Let us substitute the values of x we just found in equation (3).
\[{{f}^{''}}\left( \dfrac{\pi }{4} \right)=\left( 12{{\sin }^{2}}\left( \dfrac{\pi }{4} \right){{\cos }^{2}}\left( \dfrac{\pi }{4} \right) \right)-\left( 4{{\sin }^{4}}\left( \dfrac{\pi }{4} \right) \right)+\left( 12{{\cos }^{2}}\left( \dfrac{\pi }{4} \right){{\sin }^{2}}\left( \dfrac{\pi }{4} \right) \right)-4{{\cos }^{4}}\left( \dfrac{\pi }{4} \right)\].
\[{{f}^{''}}\left( \dfrac{\pi }{4} \right)=\left( 12{{\left( \dfrac{1}{\sqrt{2}} \right)}^{2}}{{\left( \dfrac{1}{\sqrt{2}} \right)}^{2}} \right)-\left( 4{{\left( \dfrac{1}{\sqrt{2}} \right)}^{4}} \right)+\left( 12{{\left( \dfrac{1}{\sqrt{2}} \right)}^{2}}{{\left( \dfrac{1}{\sqrt{2}} \right)}^{2}} \right)-\left( 4{{\left( \dfrac{1}{\sqrt{2}} \right)}^{4}} \right)\].
\[{{f}^{''}}\left( \dfrac{\pi }{4} \right)=\left( 12\left( \dfrac{1}{2} \right)\left( \dfrac{1}{2} \right) \right)-\left( 4\left( \dfrac{1}{4} \right) \right)+\left( 12\left( \dfrac{1}{2} \right)\left( \dfrac{1}{2} \right) \right)-\left( 4\left( \dfrac{1}{4} \right) \right)\].
\[{{f}^{''}}\left( \dfrac{\pi }{4} \right)=3-1+3-1\].
$\Rightarrow {{f}^{''}}\left( \dfrac{\pi }{6} \right)=4$$\left( >0 \right)$. So, we have a local minimum at $x=\dfrac{\pi }{4}$.
Let us find the value of the local minimum of $f\left( x \right)$ at $x=\dfrac{\pi }{4}$ by substituting this in equation (7).
So, we have $f\left( x \right)={{\sin }^{4}}x+{{\cos }^{4}}x$.
$\Rightarrow f\left( \dfrac{\pi }{4} \right)={{\sin }^{4}}\left( \dfrac{\pi }{4} \right)+{{\cos }^{4}}\left( \dfrac{\pi }{4} \right)$.
$\Rightarrow f\left( \dfrac{\pi }{4} \right)=\dfrac{1}{4}+\dfrac{1}{4}$.
$\Rightarrow f\left( \dfrac{\pi }{4} \right)=\dfrac{1}{2}$.
So, we have a local minimum at $x=\dfrac{\pi }{4}$. The values of local minimum to the function f is $\dfrac{1}{2}$.

Note: We should not confuse the local maximum and local minimum after substituting the value of x in the second derivative.
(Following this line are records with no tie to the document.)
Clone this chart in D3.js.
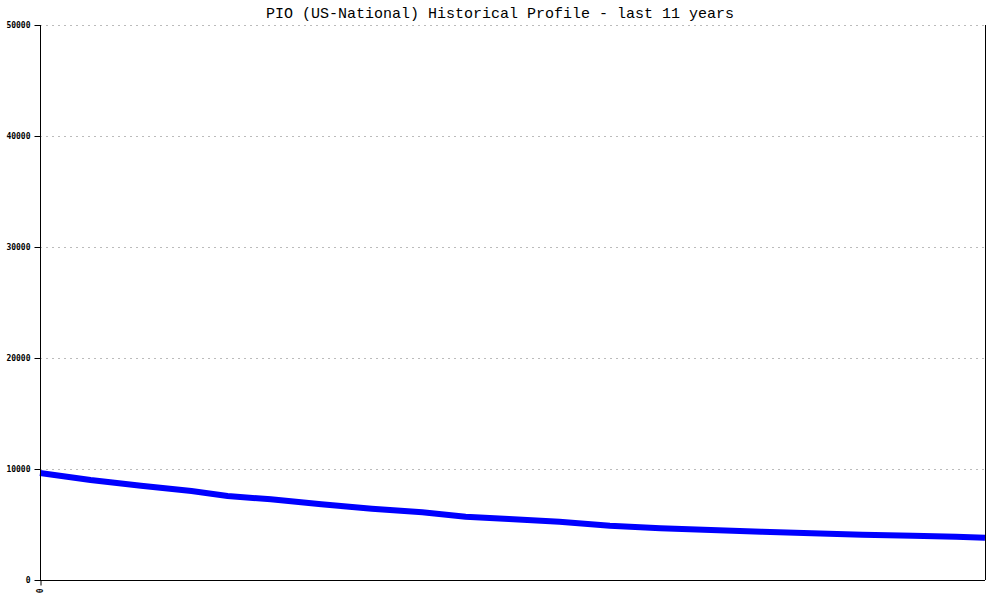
<!DOCTYPE html>
<html><head><meta charset="utf-8">
<script src="https://cdn.jsdelivr.net/npm/d3@7"></script>
<style>body{margin:0;background:#fff}svg{display:block}</style>
</head><body><svg id="c" width="1000" height="600"></svg>
<script>
const title = "PIO (US-National) Historical Profile - last 11 years";
const months = [0,7,14,21,26,32,39,46,53,59,65,72,79,86,93,100,107,114,121,127,131];
const values = [9640,9009,8495,8018,7568,7270,6820,6424,6099,5703,5495,5252,4892,4658,4505,4351,4207,4081,3991,3901,3811];
const yTicks = [0,10000,20000,30000,40000,50000];
const xTicks = [0];

const svg = d3.select("#c");
const L=40,R=985,T=25,B=580;
const x = d3.scaleLinear().domain([0,131]).range([L,R]);
const y = d3.scaleLinear().domain([0,50000]).range([B,T]);

svg.append("text").attr("x",500).attr("y",18).attr("text-anchor","middle")
  .attr("font-family","Liberation Mono, DejaVu Sans Mono, monospace").attr("font-size",15)
  .attr("fill","#000").text(title);

// gridlines
svg.append("g").selectAll("line").data(yTicks.filter(d=>d>0)).join("line")
  .attr("x1",L).attr("x2",R).attr("y1",d=>y(d)+0.5).attr("y2",d=>y(d)+0.5)
  .attr("stroke","#bbb").attr("stroke-dasharray","2,4");

// line
svg.append("path").datum(months.map((m,i)=>[m,values[i]]))
  .attr("fill","none").attr("stroke","#0000ff").attr("stroke-width",6)
  .attr("d",d3.line().x(d=>x(d[0])).y(d=>y(d[1])));

// left axis
const ya = svg.append("g").attr("transform",`translate(${L+0.5},0)`)
  .call(d3.axisLeft(y).tickValues(yTicks).tickSize(6).tickPadding(4).tickFormat(d3.format("d")));
ya.select(".domain").attr("stroke","#000").attr("d",`M0,${T}V${B}`);
ya.selectAll("text").attr("font-family","DejaVu Sans Mono, monospace").attr("font-size",8).attr("font-weight","bold");

// bottom axis
const xa = svg.append("g").attr("transform",`translate(0,${B+0.5})`)
  .call(d3.axisBottom(x).tickValues(xTicks).tickSize(5).tickFormat(d3.format("d")));
xa.select(".domain").attr("stroke","#000").attr("d",`M${L},0H${R}`);
xa.selectAll(".tick line").attr("transform","translate(0.5,0)");
xa.selectAll("text").attr("font-family","DejaVu Sans Mono, monospace").attr("font-size",8).attr("font-weight","bold")
  .attr("transform","rotate(-90)").attr("text-anchor","end").attr("dy","0.35em").attr("x",-8).attr("y",0);

// right border
svg.append("line").attr("x1",R+0.5).attr("x2",R+0.5).attr("y1",T).attr("y2",B).attr("stroke","#000");
</script></body></html>
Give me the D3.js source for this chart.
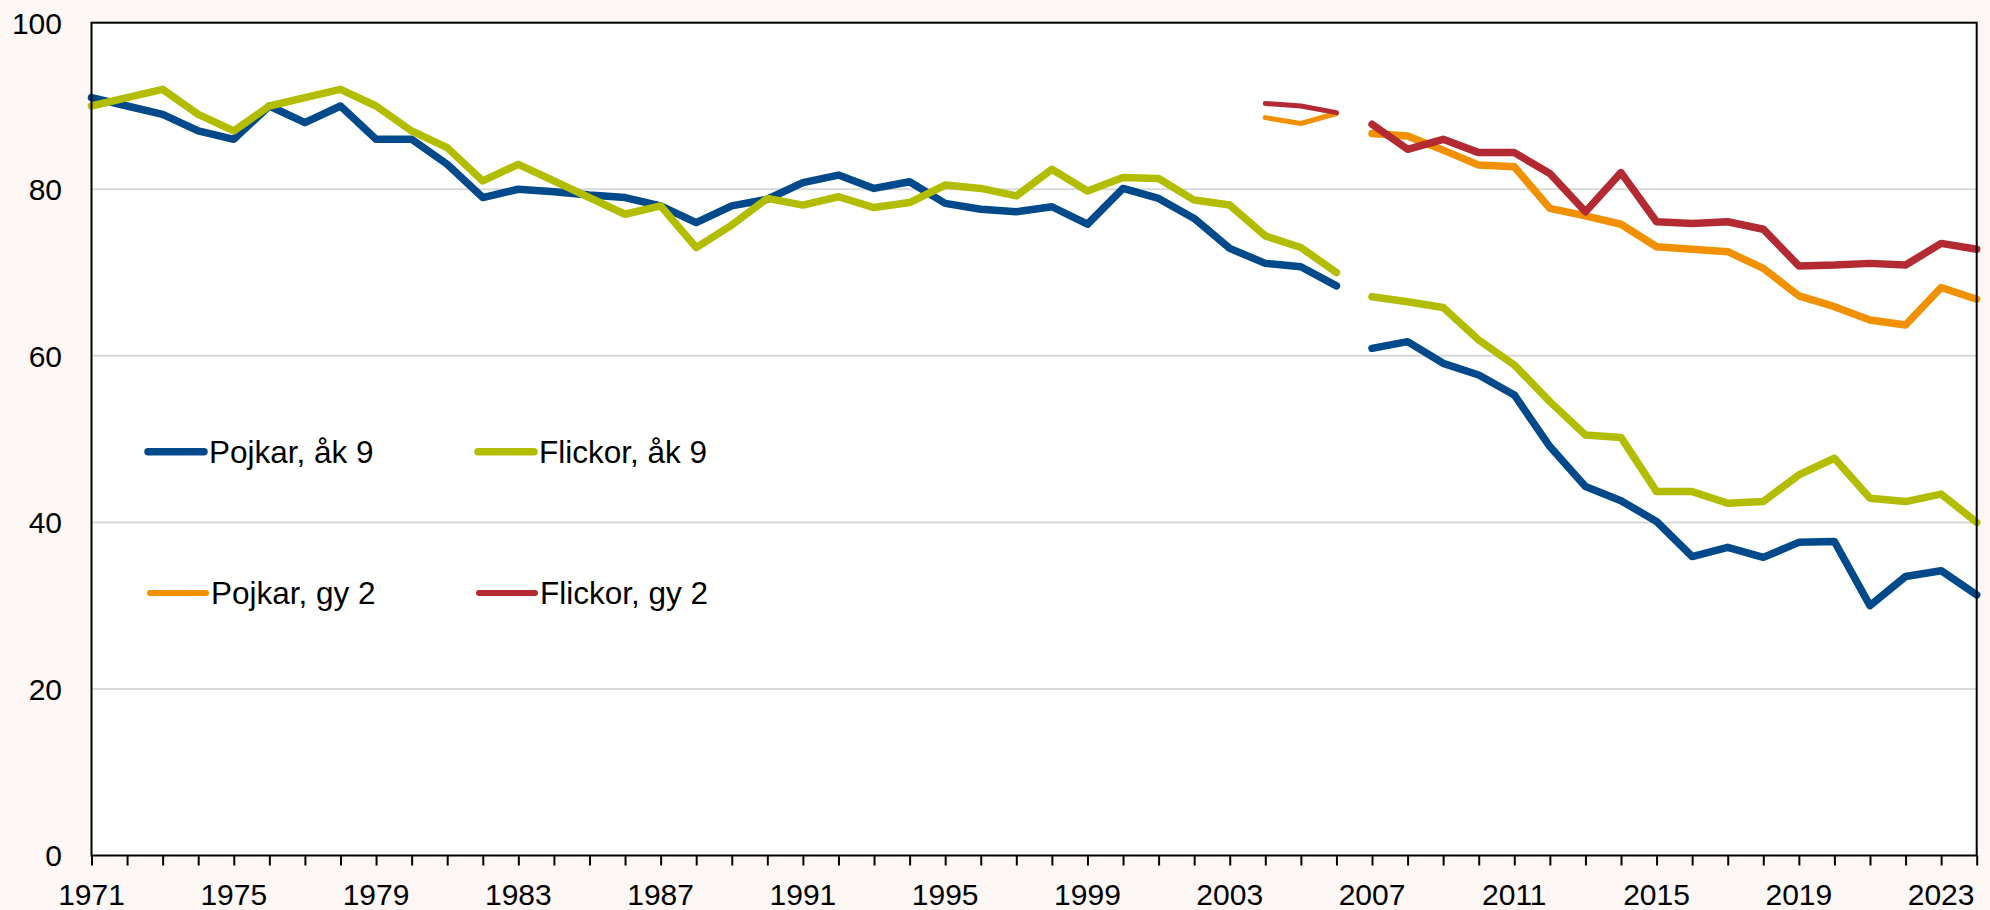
<!DOCTYPE html>
<html lang="sv">
<head>
<meta charset="UTF-8">
<title>Andel elever</title>
<script src="https://d3js.org/d3.v7.min.js"></script>
<style>
  html, body { margin: 0; padding: 0; background: #fcf6f5; }
  svg { display: block; }
  text { font-family: Arial, "Liberation Sans", sans-serif; fill: #000; }
</style>
</head>
<body>
<svg width="1990" height="910"></svg>
<script>
// år 9-serierna 1971-2024
const years = [1971,1972,1973,1974,1975,1976,1977,1978,1979,1980,1981,1982,1983,1984,1985,1986,1987,1988,1989,1990,
  1991,1992,1993,1994,1995,1996,1997,1998,1999,2000,2001,2002,2003,2004,2005,2006,2007,2008,2009,2010,
  2011,2012,2013,2014,2015,2016,2017,2018,2019,2020,2021,2022,2023,2024];
const pojkarAk9 = [91,90,89,87,86,90,88,90,86,86,83,79,80,79.7,79.3,79,78,76,78,78.8,
  80.8,81.7,80.1,80.9,78.3,77.6,77.3,77.9,75.8,80.1,78.9,76.5,72.9,71.1,70.7,68.4,60.9,61.7,59.1,57.7,
  55.3,49.1,44.3,42.6,40.1,35.9,37.0,35.8,37.6,37.7,30.0,33.5,34.2,31.3];
const flickorAk9 = [90,91,92,89,87,90,91,92,90,87,85,81,83,81,79,77,78,73,75.7,78.9,
  78.1,79.1,77.8,78.4,80.5,80.1,79.2,82.4,79.8,81.4,81.3,78.7,78.1,74.4,73.0,70.0,67.1,66.5,65.8,61.9,
  58.9,54.5,50.5,50.2,43.7,43.7,42.3,42.5,45.7,47.7,42.9,42.5,43.4,40.0];

// gy 2-serierna 2004-2024
const gyYears = [2004,2005,2006,2007,2008,2009,2010,2011,2012,2013,2014,2015,2016,2017,2018,2019,2020,2021,2022,2023,2024];
const pojkarGy2 = [88.6,87.9,89.1,86.7,86.4,84.7,82.9,82.7,77.7,76.8,75.8,73.1,72.8,72.5,70.5,67.2,65.9,64.3,63.7,68.2,66.8];
const flickorGy2 = [90.3,90.0,89.2,87.8,84.8,86.0,84.4,84.4,81.9,77.3,82.0,76.1,75.9,76.1,75.2,70.8,70.9,71.1,70.9,73.5,72.8];

const breakYear = 2006; // brott i serierna mellan 2006 och 2007
const yTicks = [0,20,40,60,80,100];
const xLabels = [1971,1975,1979,1983,1987,1991,1995,1999,2003,2007,2011,2015,2019,2023];

const series = [
  { name: "Pojkar, åk 9",  x: years,   v: pojkarAk9,  color: "#004a8b", w: 7.5, wEarly: 7.5, wLegend: 7.5 },
  { name: "Flickor, åk 9", x: years,   v: flickorAk9, color: "#b3bd00", w: 7.5, wEarly: 7.5, wLegend: 7.5 },
  { name: "Pojkar, gy 2",  x: gyYears, v: pojkarGy2,  color: "#f29100", w: 7.5, wEarly: 5,   wLegend: 6 },
  { name: "Flickor, gy 2", x: gyYears, v: flickorGy2, color: "#b32a32", w: 7.5, wEarly: 5,   wLegend: 6 }
];

const plotLeft = 91.5, plotRight = 1976.7, plotTop = 22.7, plotBottom = 855.5;
const svg = d3.select("svg");

const x = d3.scaleLinear().domain([1971, 2024]).range([plotLeft, plotRight]);
const y = d3.scaleLinear().domain([0, 100]).range([plotBottom, plotTop]);

svg.append("rect")
  .attr("x", plotLeft).attr("y", plotTop)
  .attr("width", plotRight - plotLeft).attr("height", plotBottom - plotTop)
  .attr("fill", "#fff");

// stödlinjer
svg.append("g").selectAll("line")
  .data(yTicks.filter(d => d > 0 && d < 100))
  .enter().append("line")
  .attr("x1", plotLeft).attr("x2", plotRight)
  .attr("y1", d => y(d)).attr("y2", d => y(d))
  .attr("stroke", "#d9d9d9").attr("stroke-width", 2);

// x-axel med årsstreck
const xAxis = svg.append("g")
  .attr("transform", `translate(0,${plotBottom})`)
  .call(d3.axisBottom(x).tickValues(years).tickSize(10).tickFormat(""));
xAxis.select(".domain").remove();
xAxis.selectAll("line").attr("stroke", "#000").attr("stroke-width", 2);

svg.append("g").selectAll("text")
  .data(xLabels)
  .enter().append("text")
  .attr("x", d => x(d))
  .attr("y", 905)
  .attr("text-anchor", "middle")
  .style("font-size", "30px")
  .text(d => d);

svg.append("g").selectAll("text")
  .data(yTicks)
  .enter().append("text")
  .attr("x", 62)
  .attr("y", d => y(d))
  .attr("dy", "0.36em")
  .attr("text-anchor", "end")
  .style("font-size", "30px")
  .text(d => d);

// linjer, delade vid seriebrottet
const line = d3.line().x(d => x(d[0])).y(d => y(d[1]));
series.forEach(s => {
  const pts = s.x.map((yr, i) => [yr, s.v[i]]);
  const parts = [pts.filter(p => p[0] <= breakYear), pts.filter(p => p[0] > breakYear)];
  parts.forEach((p, i) => {
    svg.append("path")
      .datum(p)
      .attr("d", line)
      .attr("fill", "none")
      .attr("stroke", s.color)
      .attr("stroke-width", i === 0 ? s.wEarly : s.w)
      .attr("stroke-linejoin", "round")
      .attr("stroke-linecap", "round");
  });
});

// ram runt diagrammet
svg.append("rect")
  .attr("x", plotLeft).attr("y", plotTop)
  .attr("width", plotRight - plotLeft).attr("height", plotBottom - plotTop)
  .attr("fill", "none").attr("stroke", "#000").attr("stroke-width", 2);

// förklaring
const legendPos = [[148, 451.7], [478, 451.7], [150, 593], [479, 593]];
series.forEach((s, i) => {
  const [lx, ly] = legendPos[i];
  const g = svg.append("g").attr("transform", `translate(${lx},${ly})`);
  g.append("line")
    .attr("x1", 0).attr("x2", 56)
    .attr("stroke", s.color)
    .attr("stroke-width", s.wLegend)
    .attr("stroke-linecap", "round");
  g.append("text")
    .attr("x", 61)
    .attr("dy", "0.36em")
    .style("font-size", "31.5px")
    .text(s.name);
});
</script>
</body>
</html>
We should not calculate mistakes while solving this problem. Since the interval of x is fixed in this problem, we got finite local minima or local maxima. Otherwise, we could have got infinite local minima or local maxima. We can also check these by drawing the plot of the function.